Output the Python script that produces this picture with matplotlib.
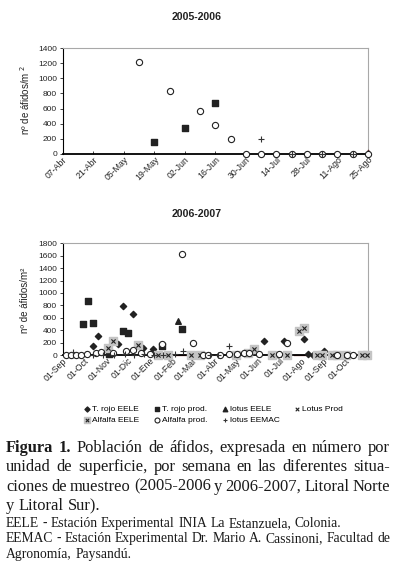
import numpy as np
import matplotlib
matplotlib.use("Agg")
import matplotlib.pyplot as plt
import matplotlib.dates as mdates
import pandas as pd

plt.rcParams['font.family'] = ['Liberation Sans', 'DejaVu Sans']

# -------- DATA 2005-2006 --------
alf_prod_05_dates = ['2006-05-12', '2006-05-26', '2006-06-09', '2006-06-16', '2006-06-23',
                     '2006-06-30', '2006-07-07', '2006-07-14', '2006-07-21', '2006-07-28',
                     '2006-08-04', '2006-08-11', '2006-08-18', '2006-08-25']
alf_prod_05_vals = [1220, 830, 565, 380, 200, 0, 0, 0, 0, 0, 0, 0, 0, 0]
trojo_prod_05_dates = ['2006-05-19', '2006-06-02', '2006-06-16']
trojo_prod_05_vals = [160, 340, 680]
eemac_05_dates = ['2006-07-07', '2006-07-21', '2006-08-04', '2006-08-18']
eemac_05_vals = [190, 0, 0, 0]
lotus_eele_05_dates = ['2006-08-25']
lotus_eele_05_vals = [25]

# -------- DATA 2006-2007 --------
trojo_eele_dates = ['2006-10-13', '2006-10-21', '2006-11-18', '2006-11-25', '2006-12-09',
                    '2006-12-23', '2007-01-05', '2007-06-09', '2007-07-07', '2007-08-04',
                    '2007-08-10', '2007-09-01', '2007-08-17']
trojo_eele_vals = [150, 300, 170, 790, 660, 120, 90, 220, 220, 250, 10, 70, 0]
trojo_prod_dates = ['2006-09-29', '2006-10-07', '2006-10-14', '2006-11-05', '2006-11-25',
                    '2006-12-02', '2007-01-18', '2007-02-15']
trojo_prod_vals = [500, 870, 520, 20, 380, 350, 150, 420]
lotus_eele_dates = ['2007-02-09']
lotus_eele_vals = [540]
lotus_prod_dates = ['2007-03-05', '2007-04-24', '2007-06-30', '2007-08-24', '2007-10-25']
lotus_prod_vals = [0, 0, 0, 0, 0]
alf_eele_dates = ['2006-11-03', '2006-11-10', '2006-12-16', '2007-01-12', '2007-01-26',
                  '2007-02-27', '2007-03-12', '2007-05-01', '2007-05-18', '2007-05-27',
                  '2007-06-21', '2007-07-12', '2007-07-28', '2007-08-04', '2007-08-23',
                  '2007-08-30', '2007-09-13', '2007-09-20', '2007-10-02', '2007-10-24',
                  '2007-11-01']
alf_eele_vals = [110, 220, 160, 0, 0, 0, 0, 0, 40, 100, 0, 0, 390, 440, 0, 0, 0, 0, 0, 0, 0]
alf_prod_dates = ['2006-09-06', '2006-09-13', '2006-09-20', '2006-09-27', '2006-10-05',
                  '2006-10-18', '2006-10-25', '2006-11-10', '2006-11-29', '2006-12-08',
                  '2006-12-20', '2007-01-01', '2007-01-18', '2007-02-15', '2007-03-02',
                  '2007-03-16', '2007-03-23', '2007-04-09', '2007-04-21', '2007-05-03',
                  '2007-05-12', '2007-05-20', '2007-06-02', '2007-06-30', '2007-07-12',
                  '2007-09-19', '2007-10-03', '2007-10-12']
alf_prod_vals = [0, 0, 0, 0, 20, 40, 50, 40, 60, 80, 30, 20, 180, 1620, 190,
                 0, 0, 0, 10, 20, 30, 40, 20, 10, 200, 0, 0, 0]
eemac_dates = ['2006-09-15', '2006-10-13', '2006-10-27', '2006-11-12', '2006-11-27',
               '2006-12-10', '2006-12-24', '2007-01-07', '2007-01-19', '2007-02-05',
               '2007-02-16', '2007-03-26', '2007-04-06', '2007-04-21']
eemac_vals = [50, 0, 0, 0, 20, 0, 10, 0, 0, 20, 70, 0, 0, 150]
red_run1_dates = ['2007-02-05', '2007-02-24']
red_run2_dates = ['2007-07-21', '2007-08-10']

meses = ['Ene', 'Feb', 'Mar', 'Abr', 'May', 'Jun', 'Jul', 'Ago', 'Sep', 'Oct', 'Nov', 'Dic']


def d(lst):
    return pd.to_datetime(lst)


def fmt_date(x, pos=None):
    dt = mdates.num2date(x)
    return f"{dt.day:02d}-{meses[dt.month - 1]}"


def style_axes(ax, ymax):
    ax.set_ylim(0, ymax)
    ax.set_yticks(np.arange(0, ymax + 1, 200))
    for s in ['top', 'right']:
        ax.spines[s].set_color('#a8a8a8')
        ax.spines[s].set_linewidth(0.8)
    ax.spines['left'].set_linewidth(0.8)
    ax.spines['bottom'].set_linewidth(1.3)
    ax.tick_params(axis='y', labelsize=6, length=2, width=0.6, pad=2, colors='#222222')
    ax.tick_params(axis='x', labelsize=6.3, length=2, width=0.6, pad=1, colors='#222222',
                   direction='in')
    ax.xaxis.set_major_formatter(plt.FuncFormatter(fmt_date))
    for lab in ax.get_xticklabels():
        lab.set_rotation(45)
        lab.set_ha('right')
        lab.set_rotation_mode('anchor')


fig = plt.figure(figsize=(3.99, 5.64), dpi=100)
W, H = 399, 564
ax1 = fig.add_axes([62.7 / W, 1 - 153.7 / H, (368 - 62.7) / W, 105.4 / H])
ax2 = fig.add_axes([62.7 / W, 1 - 355 / H, (368 - 62.7) / W, 111.7 / H])

mk = dict(clip_on=False, linewidths=0.8)

# -------- TOP CHART --------
ax1.scatter(d(trojo_prod_05_dates), trojo_prod_05_vals, marker='s', s=14, color='#222222',
            zorder=3, clip_on=False)
ax1.scatter(d(lotus_eele_05_dates), lotus_eele_05_vals, marker='^', s=10, color='#5a2020',
            zorder=3, clip_on=False)
ax1.scatter(d(alf_prod_05_dates), alf_prod_05_vals, marker='o', s=20, facecolor='white',
            edgecolor='#222222', zorder=4, **mk)
ax1.scatter(d(eemac_05_dates), eemac_05_vals, marker='+', s=14, color='#333333', zorder=5,
            **mk)
ticks1 = pd.date_range('2006-04-07', '2006-08-25', freq='14D')
ax1.set_xlim(ticks1[0], ticks1[-1])
ax1.set_xticks(ticks1)
style_axes(ax1, 1400)

# -------- BOTTOM CHART --------
ax2.plot(d(red_run1_dates), [0, 0], color='#7a1a1a', lw=0.9, zorder=2, clip_on=False)
ax2.plot(d(red_run2_dates), [0, 0], color='#7a1a1a', lw=0.9, zorder=2, clip_on=False)
h1 = ax2.scatter(d(trojo_eele_dates), trojo_eele_vals, marker='D', s=10, color='#222222',
                 zorder=3, clip_on=False, label='T. rojo EELE')
h2 = ax2.scatter(d(trojo_prod_dates), trojo_prod_vals, marker='s', s=14, color='#222222',
                 zorder=3, clip_on=False, label='T. rojo prod.')
h3 = ax2.scatter(d(lotus_eele_dates), lotus_eele_vals, marker='^', s=16, color='#222222',
                 zorder=3, clip_on=False, label='lotus EELE')
h4 = ax2.scatter(d(lotus_prod_dates), lotus_prod_vals, marker='x', s=10, color='#222222',
                 zorder=3, label='Lotus Prod', **mk)
h5a = ax2.scatter(d(alf_eele_dates), alf_eele_vals, marker='s', s=26, color='#c4c4c4',
                  zorder=3, clip_on=False)
h5b = ax2.scatter(d(alf_eele_dates), alf_eele_vals, marker='x', s=9, color='#222222',
                  zorder=3, **mk)
h6 = ax2.scatter(d(alf_prod_dates), alf_prod_vals, marker='o', s=20, facecolor='white',
                 edgecolor='#222222', zorder=4, label='Alfalfa prod.', **mk)
h7 = ax2.scatter(d(eemac_dates), eemac_vals, marker='+', s=14, color='#333333', zorder=5,
                 label='lotus EEMAC', **mk)
ticks2 = pd.date_range('2006-09-01', '2007-10-01', freq='MS')
ax2.set_xlim(pd.Timestamp('2006-09-01'), pd.Timestamp('2007-11-02'))
ax2.set_xticks(ticks2)
style_axes(ax2, 1800)
ax2.tick_params(axis='x', length=0)

# titles and y labels
fig.text(197 / W, 1 - 16.7 / H, '2005-2006', ha='center', va='center', fontsize=7.6,
         fontweight='bold', color='#222222')
fig.text(197 / W, 1 - 214 / H, '2006-2007', ha='center', va='center', fontsize=7.6,
         fontweight='bold', color='#222222')
fig.text(25 / W, 1 - 100 / H, 'nº de áfidos/m $^{2}$', rotation=90, ha='center', va='center',
         fontsize=7, color='#222222')
fig.text(25 / W, 1 - 300 / H, 'nº de áfidos/m²', rotation=90, ha='center', va='center',
         fontsize=7, color='#222222')

handles = [h1, (h5a, h5b), h2, h6, h3, h7, h4]
labels = ['T. rojo EELE', 'Alfalfa EELE', 'T. rojo prod.', 'Alfalfa prod.', 'lotus EELE',
          'lotus EEMAC', 'Lotus Prod']
fig.legend(handles, labels, ncol=4, loc='upper left', bbox_to_anchor=(83 / W, 1 - 405 / H),
           frameon=False, fontsize=6, handletextpad=0.1, columnspacing=1.6, labelspacing=0.45,
           handlelength=1.0, borderaxespad=0, borderpad=0, markerscale=0.8)

# -------- CAPTION (justified) --------
caption_big = [
    [('Figura', 'bold'), ('1.', 'bold'), ('Población', 'normal'), ('de', 'normal'),
     ('áfidos,', 'normal'), ('expresada', 'normal'), ('en', 'normal'), ('número', 'normal'),
     ('por', 'normal')],
    'unidad de superficie, por semana en las diferentes situa-',
    'ciones de muestreo (2005-2006 y 2006-2007, Litoral Norte',
    'y Litoral Sur).',
]
caption_small = [
    'EELE - Estación Experimental INIA La Estanzuela, Colonia.',
    'EEMAC - Estación Experimental Dr. Mario A. Cassinoni, Facultad de',
    'Agronomía, Paysandú.',
]
big_baselines = [451.7, 471.3, 490.8, 510.2]
small_baselines = [526.7, 542.3, 557.7]
big_justify = [True, True, True, False]
small_justify = [False, True, False]

renderer = fig.canvas.get_renderer()
x_left, x_right = 6, 390


def place_line(line, y_px, size, justify):
    if isinstance(line, str):
        words = [(w, 'normal') for w in line.split()]
    else:
        words = line
    texts = []
    widths = []
    for w, wt in words:
        t = fig.text(0, 1 - y_px / H, w, fontsize=size, fontweight=wt, va='baseline',
                     ha='left', family=['Liberation Serif', 'DejaVu Serif'], color='#1a1a1a')
        widths.append(t.get_window_extent(renderer).width)
        texts.append(t)
    if justify and len(words) > 1:
        gap = (x_right - x_left - sum(widths)) / (len(words) - 1)
    else:
        gap = size * 100 / 72 * 0.25
    x = x_left
    for t, wd in zip(texts, widths):
        t.set_x(x / W)
        x += wd + gap


for line, y, j in zip(caption_big, big_baselines, big_justify):
    place_line(line, y, 11.9, j)
for line, y, j in zip(caption_small, small_baselines, small_justify):
    place_line(line, y, 9.8, j)

fig.savefig('out.png', dpi=100)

==*==

**What is being asked:** Exactly as they appear, print the lines of the listing above from its first line through the line that contains "plt.rcParams['font.family'] = ['Liberation", minus the pictures.

**Solution:**
Output the Python script that produces this picture with matplotlib.
import numpy as np
import matplotlib
matplotlib.use("Agg")
import matplotlib.pyplot as plt
import matplotlib.dates as mdates
import pandas as pd

plt.rcParams['font.family'] = ['Liberation Sans', 'DejaVu Sans']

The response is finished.